--- START OF DATA SUPPLIED ---

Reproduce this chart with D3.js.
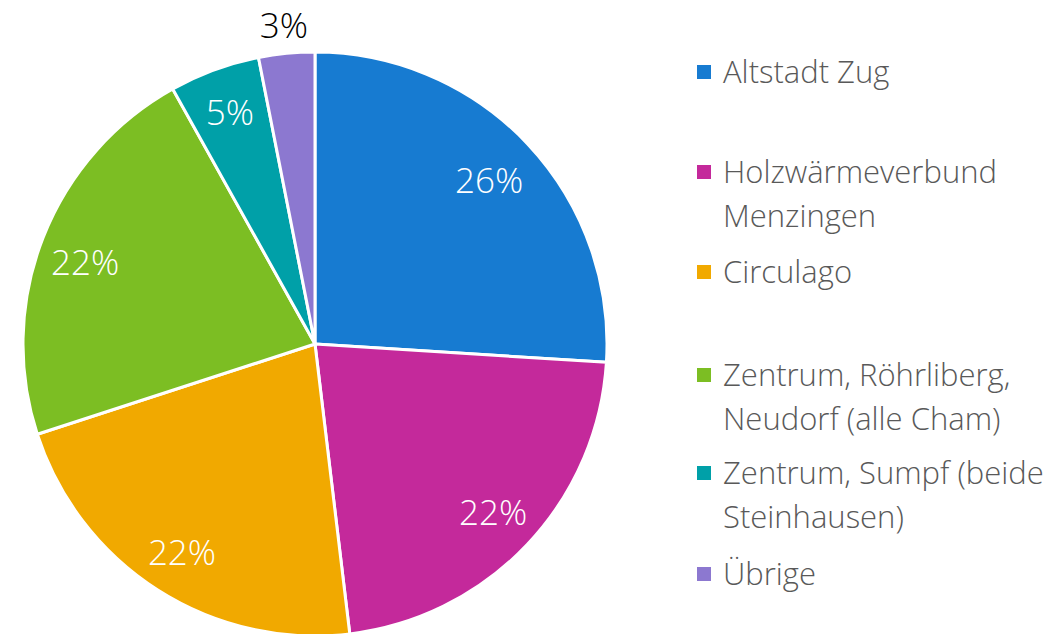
<!DOCTYPE html>
<html><head><meta charset="utf-8">
<script src="https://cdn.jsdelivr.net/npm/d3@7"></script>
<style>body{margin:0;background:#fff}svg{display:block}</style>
</head><body>
<svg id="c" width="1051" height="634"></svg>
<script>
const categories = ["Altstadt Zug","Holzwärmeverbund Menzingen","Circulago","Zentrum, Röhrliberg, Neudorf (alle Cham)","Zentrum, Sumpf (beide Steinhausen)","Übrige"];
const legendLines = [["Altstadt Zug"],["Holzwärmeverbund","Menzingen"],["Circulago"],["Zentrum, Röhrliberg,","Neudorf (alle Cham)"],["Zentrum, Sumpf (beide","Steinhausen)"],["Übrige"]];
const values = [26.0, 22.1, 21.9, 21.9, 5.0, 3.1];
const labels = ["26%","22%","22%","22%","5%","3%"];
const colors = ["#177BD1","#C4299B","#F1A900","#7CBE23","#00A0A8","#8C78D0"];

const svg = d3.select("#c");
const cx = 315, cy = 344, R = 292;
const g = svg.append("g").attr("transform", `translate(${cx},${cy})`);
const pie = d3.pie().sort(null).value(d => d);
const arcs = pie(values);
const arc = d3.arc().innerRadius(0).outerRadius(R);
g.selectAll("path").data(arcs).join("path")
  .attr("d", arc).attr("fill", (d,i) => colors[i])
  .attr("stroke", "#fff").attr("stroke-width", 3).attr("stroke-linejoin","round");

const labelR = [239, 245, 247, 244, 247, 320];
const labelDA = [0, 0, 0, -1.8, 0, 0]; // degrees
g.selectAll("text.lbl").data(arcs).join("text").attr("class","lbl")
  .each(function(d,i){
    const a = (d.startAngle + d.endAngle)/2 + labelDA[i]*Math.PI/180;
    d3.select(this).attr("x", Math.sin(a)*labelR[i]).attr("y", -Math.cos(a)*labelR[i]);
  })
  .attr("text-anchor","middle").attr("dy","0.36em")
  .attr("font-family","'Open Sans', sans-serif").attr("font-weight",300).attr("font-size",35)
  .attr("fill",(d,i)=> i===5 ? "#000" : "#fff")
  .text((d,i)=>labels[i]);

const legY = [72, 172, 272, 375, 473, 574];
const lg = svg.append("g");
legendLines.forEach((lines, i) => {
  lg.append("rect").attr("x", 697).attr("y", legY[i]-7).attr("width", 14).attr("height", 14).attr("fill", colors[i]);
  lines.forEach((t, j) => {
    lg.append("text").attr("x", 723).attr("y", legY[i] + j*44).attr("dy","0.36em")
      .attr("font-family","'Open Sans', sans-serif").attr("font-weight",300).attr("font-size",31)
      .attr("fill","#595959").text(t);
  });
});
</script>
</body></html>
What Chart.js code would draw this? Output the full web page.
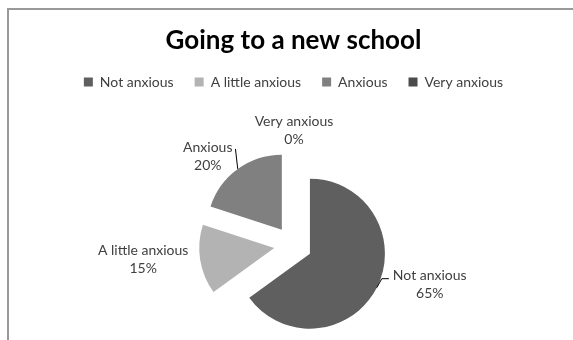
<!DOCTYPE html>
<html><head><meta charset="utf-8">
<script src="https://cdn.jsdelivr.net/npm/chart.js@4.4.0/dist/chart.umd.min.js"></script>
<style>html,body{margin:0;padding:0;background:#fff;}#wrap{width:573px;height:340px;}</style>
</head><body><div id="wrap"><canvas id="c" width="573" height="340"></canvas></div>
<script>
const chartTitle = 'Going to a new school';
const categories = ['Not anxious', 'A little anxious', 'Anxious', 'Very anxious'];
const values = [65, 15, 20, 0];
const percentLabels = ['65%', '15%', '20%', '0%'];
const sliceColors = ['#5f5f5f', '#b3b3b3', '#808080', '#4b4b4b'];

// annotation placement (label block centre relative to the slice's outer mid-point)
const labelOffsets = [[53, -3], [-57, 0], [-30, -12], [1, -21]];
const leaderKinds = ['elbow', null, 'straight', null];
const EXPLODE = 19, PIE_R = 75, PIE_CX = 293, PIE_CY = 245;
const LABEL_FONT = '14px Lato', TEXT_COL = '#404040';

const framePlugin = {
  id: 'frame',
  beforeDraw(chart) {
    const ctx = chart.ctx;
    ctx.save();
    ctx.fillStyle = '#fff';
    ctx.fillRect(0, 0, chart.width, chart.height);
    ctx.strokeStyle = '#999';
    ctx.lineWidth = 2;
    ctx.strokeRect(8, 9, chart.width + 20, chart.height + 20);
    ctx.restore();
  }
};
const areaPlugin = {
  id: 'pieArea',
  afterLayout(chart) {
    const a = chart.chartArea;
    a.left = PIE_CX - PIE_R; a.right = PIE_CX + PIE_R;
    a.top = PIE_CY - PIE_R; a.bottom = PIE_CY + PIE_R;
    a.width = 2 * PIE_R; a.height = 2 * PIE_R;
  }
};
const explodePlugin = {
  id: 'explode',
  afterDatasetsUpdate(chart) {
    chart.getDatasetMeta(0).data.forEach(arc => {
      const m = (arc.startAngle + arc.endAngle) / 2;
      arc.x += Math.cos(m) * EXPLODE;
      arc.y += Math.sin(m) * EXPLODE;
    });
  }
};
const labelPlugin = {
  id: 'sliceLabels',
  afterDatasetsDraw(chart) {
    const ctx = chart.ctx;
    ctx.save();
    ctx.font = LABEL_FONT;
    ctx.fillStyle = TEXT_COL;
    ctx.strokeStyle = '#000';
    ctx.lineWidth = 1;
    ctx.textAlign = 'center';
    ctx.textBaseline = 'middle';
    chart.getDatasetMeta(0).data.forEach((arc, i) => {
      const m = (arc.startAngle + arc.endAngle) / 2;
      const ox = arc.x + Math.cos(m) * arc.outerRadius;
      const oy = arc.y + Math.sin(m) * arc.outerRadius;
      const cx = ox + labelOffsets[i][0];
      const cy = oy + labelOffsets[i][1];
      const y1 = cy - 9, y2 = cy + 9;
      ctx.fillText(categories[i], cx, y1);
      ctx.fillText(percentLabels[i], cx, y2);
      const hw = ctx.measureText(categories[i]).width / 2;
      if (leaderKinds[i] === 'elbow') {
        ctx.beginPath();
        ctx.moveTo(cx - hw - 4, y1 + 3);
        ctx.lineTo(cx - hw - 11, y1 + 3);
        ctx.lineTo(ox, oy);
        ctx.stroke();
      } else if (leaderKinds[i] === 'straight') {
        ctx.beginPath();
        ctx.moveTo(cx + hw + 3, y1 + 1);
        ctx.lineTo(ox, oy);
        ctx.stroke();
      }
    });
    ctx.restore();
  }
};

new Chart(document.getElementById('c'), {
  type: 'pie',
  data: {
    labels: categories,
    datasets: [{
      data: values,
      backgroundColor: sliceColors,
      borderWidth: 0,
      hoverBorderWidth: 0,
      hoverOffset: 0,
      radius: PIE_R,
      clip: false
    }]
  },
  options: {
    responsive: false,
    animation: false,
    events: [],
    devicePixelRatio: 1,
    layout: { padding: { left: 14, top: 0, right: 0, bottom: 0 } },
    plugins: {
      title: {
        display: true,
        text: chartTitle,
        color: '#000',
        font: { family: 'Lato', size: 26, weight: 'bold', lineHeight: 1.0 },
        padding: { top: 28, bottom: 0 }
      },
      legend: {
        display: true,
        position: 'top',
        labels: {
          boxWidth: 9,
          boxHeight: 9,
          padding: 21,
          color: TEXT_COL,
          font: { family: 'Lato', size: 14 }
        }
      },
      tooltip: { enabled: false }
    }
  },
  plugins: [framePlugin, areaPlugin, explodePlugin, labelPlugin]
});
</script></body></html>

--- END OF DATA SUPPLIED ---

-- EXERCISE INSTRUCTIONS --
Except for the pictures, print the data above exactly.

-- RESULT BELOW --
Reproduce this chart with D3.js.
<!DOCTYPE html>
<html><head><meta charset="utf-8">
<script src="https://cdn.jsdelivr.net/npm/d3@7"></script>
<style>body{margin:0;background:#fff}svg{display:block}</style>
</head><body>
<svg id="c" width="1051" height="634"></svg>
<script>
const categories = ["Altstadt Zug","Holzwärmeverbund Menzingen","Circulago","Zentrum, Röhrliberg, Neudorf (alle Cham)","Zentrum, Sumpf (beide Steinhausen)","Übrige"];
const legendLines = [["Altstadt Zug"],["Holzwärmeverbund","Menzingen"],["Circulago"],["Zentrum, Röhrliberg,","Neudorf (alle Cham)"],["Zentrum, Sumpf (beide","Steinhausen)"],["Übrige"]];
const values = [26.0, 22.1, 21.9, 21.9, 5.0, 3.1];
const labels = ["26%","22%","22%","22%","5%","3%"];
const colors = ["#177BD1","#C4299B","#F1A900","#7CBE23","#00A0A8","#8C78D0"];

const svg = d3.select("#c");
const cx = 315, cy = 344, R = 292;
const g = svg.append("g").attr("transform", `translate(${cx},${cy})`);
const pie = d3.pie().sort(null).value(d => d);
const arcs = pie(values);
const arc = d3.arc().innerRadius(0).outerRadius(R);
g.selectAll("path").data(arcs).join("path")
  .attr("d", arc).attr("fill", (d,i) => colors[i])
  .attr("stroke", "#fff").attr("stroke-width", 3).attr("stroke-linejoin","round");

const labelR = [239, 245, 247, 244, 247, 320];
const labelDA = [0, 0, 0, -1.8, 0, 0]; // degrees
g.selectAll("text.lbl").data(arcs).join("text").attr("class","lbl")
  .each(function(d,i){
    const a = (d.startAngle + d.endAngle)/2 + labelDA[i]*Math.PI/180;
    d3.select(this).attr("x", Math.sin(a)*labelR[i]).attr("y", -Math.cos(a)*labelR[i]);
  })
  .attr("text-anchor","middle").attr("dy","0.36em")
  .attr("font-family","'Open Sans', sans-serif").attr("font-weight",300).attr("font-size",35)
  .attr("fill",(d,i)=> i===5 ? "#000" : "#fff")
  .text((d,i)=>labels[i]);

const legY = [72, 172, 272, 375, 473, 574];
const lg = svg.append("g");
legendLines.forEach((lines, i) => {
  lg.append("rect").attr("x", 697).attr("y", legY[i]-7).attr("width", 14).attr("height", 14).attr("fill", colors[i]);
  lines.forEach((t, j) => {
    lg.append("text").attr("x", 723).attr("y", legY[i] + j*44).attr("dy","0.36em")
      .attr("font-family","'Open Sans', sans-serif").attr("font-weight",300).attr("font-size",31)
      .attr("fill","#595959").text(t);
  });
});
</script>
</body></html>
What Chart.js code would draw this? Output the full web page.
<!DOCTYPE html>
<html><head><meta charset="utf-8">
<script src="https://cdn.jsdelivr.net/npm/chart.js@4.4.0/dist/chart.umd.min.js"></script>
<style>html,body{margin:0;padding:0;background:#fff;}#wrap{width:573px;height:340px;}</style>
</head><body><div id="wrap"><canvas id="c" width="573" height="340"></canvas></div>
<script>
const chartTitle = 'Going to a new school';
const categories = ['Not anxious', 'A little anxious', 'Anxious', 'Very anxious'];
const values = [65, 15, 20, 0];
const percentLabels = ['65%', '15%', '20%', '0%'];
const sliceColors = ['#5f5f5f', '#b3b3b3', '#808080', '#4b4b4b'];

// annotation placement (label block centre relative to the slice's outer mid-point)
const labelOffsets = [[53, -3], [-57, 0], [-30, -12], [1, -21]];
const leaderKinds = ['elbow', null, 'straight', null];
const EXPLODE = 19, PIE_R = 75, PIE_CX = 293, PIE_CY = 245;
const LABEL_FONT = '14px Lato', TEXT_COL = '#404040';

const framePlugin = {
  id: 'frame',
  beforeDraw(chart) {
    const ctx = chart.ctx;
    ctx.save();
    ctx.fillStyle = '#fff';
    ctx.fillRect(0, 0, chart.width, chart.height);
    ctx.strokeStyle = '#999';
    ctx.lineWidth = 2;
    ctx.strokeRect(8, 9, chart.width + 20, chart.height + 20);
    ctx.restore();
  }
};
const areaPlugin = {
  id: 'pieArea',
  afterLayout(chart) {
    const a = chart.chartArea;
    a.left = PIE_CX - PIE_R; a.right = PIE_CX + PIE_R;
    a.top = PIE_CY - PIE_R; a.bottom = PIE_CY + PIE_R;
    a.width = 2 * PIE_R; a.height = 2 * PIE_R;
  }
};
const explodePlugin = {
  id: 'explode',
  afterDatasetsUpdate(chart) {
    chart.getDatasetMeta(0).data.forEach(arc => {
      const m = (arc.startAngle + arc.endAngle) / 2;
      arc.x += Math.cos(m) * EXPLODE;
      arc.y += Math.sin(m) * EXPLODE;
    });
  }
};
const labelPlugin = {
  id: 'sliceLabels',
  afterDatasetsDraw(chart) {
    const ctx = chart.ctx;
    ctx.save();
    ctx.font = LABEL_FONT;
    ctx.fillStyle = TEXT_COL;
    ctx.strokeStyle = '#000';
    ctx.lineWidth = 1;
    ctx.textAlign = 'center';
    ctx.textBaseline = 'middle';
    chart.getDatasetMeta(0).data.forEach((arc, i) => {
      const m = (arc.startAngle + arc.endAngle) / 2;
      const ox = arc.x + Math.cos(m) * arc.outerRadius;
      const oy = arc.y + Math.sin(m) * arc.outerRadius;
      const cx = ox + labelOffsets[i][0];
      const cy = oy + labelOffsets[i][1];
      const y1 = cy - 9, y2 = cy + 9;
      ctx.fillText(categories[i], cx, y1);
      ctx.fillText(percentLabels[i], cx, y2);
      const hw = ctx.measureText(categories[i]).width / 2;
      if (leaderKinds[i] === 'elbow') {
        ctx.beginPath();
        ctx.moveTo(cx - hw - 4, y1 + 3);
        ctx.lineTo(cx - hw - 11, y1 + 3);
        ctx.lineTo(ox, oy);
        ctx.stroke();
      } else if (leaderKinds[i] === 'straight') {
        ctx.beginPath();
        ctx.moveTo(cx + hw + 3, y1 + 1);
        ctx.lineTo(ox, oy);
        ctx.stroke();
      }
    });
    ctx.restore();
  }
};

new Chart(document.getElementById('c'), {
  type: 'pie',
  data: {
    labels: categories,
    datasets: [{
      data: values,
      backgroundColor: sliceColors,
      borderWidth: 0,
      hoverBorderWidth: 0,
      hoverOffset: 0,
      radius: PIE_R,
      clip: false
    }]
  },
  options: {
    responsive: false,
    animation: false,
    events: [],
    devicePixelRatio: 1,
    layout: { padding: { left: 14, top: 0, right: 0, bottom: 0 } },
    plugins: {
      title: {
        display: true,
        text: chartTitle,
        color: '#000',
        font: { family: 'Lato', size: 26, weight: 'bold', lineHeight: 1.0 },
        padding: { top: 28, bottom: 0 }
      },
      legend: {
        display: true,
        position: 'top',
        labels: {
          boxWidth: 9,
          boxHeight: 9,
          padding: 21,
          color: TEXT_COL,
          font: { family: 'Lato', size: 14 }
        }
      },
      tooltip: { enabled: false }
    }
  },
  plugins: [framePlugin, areaPlugin, explodePlugin, labelPlugin]
});
</script></body></html>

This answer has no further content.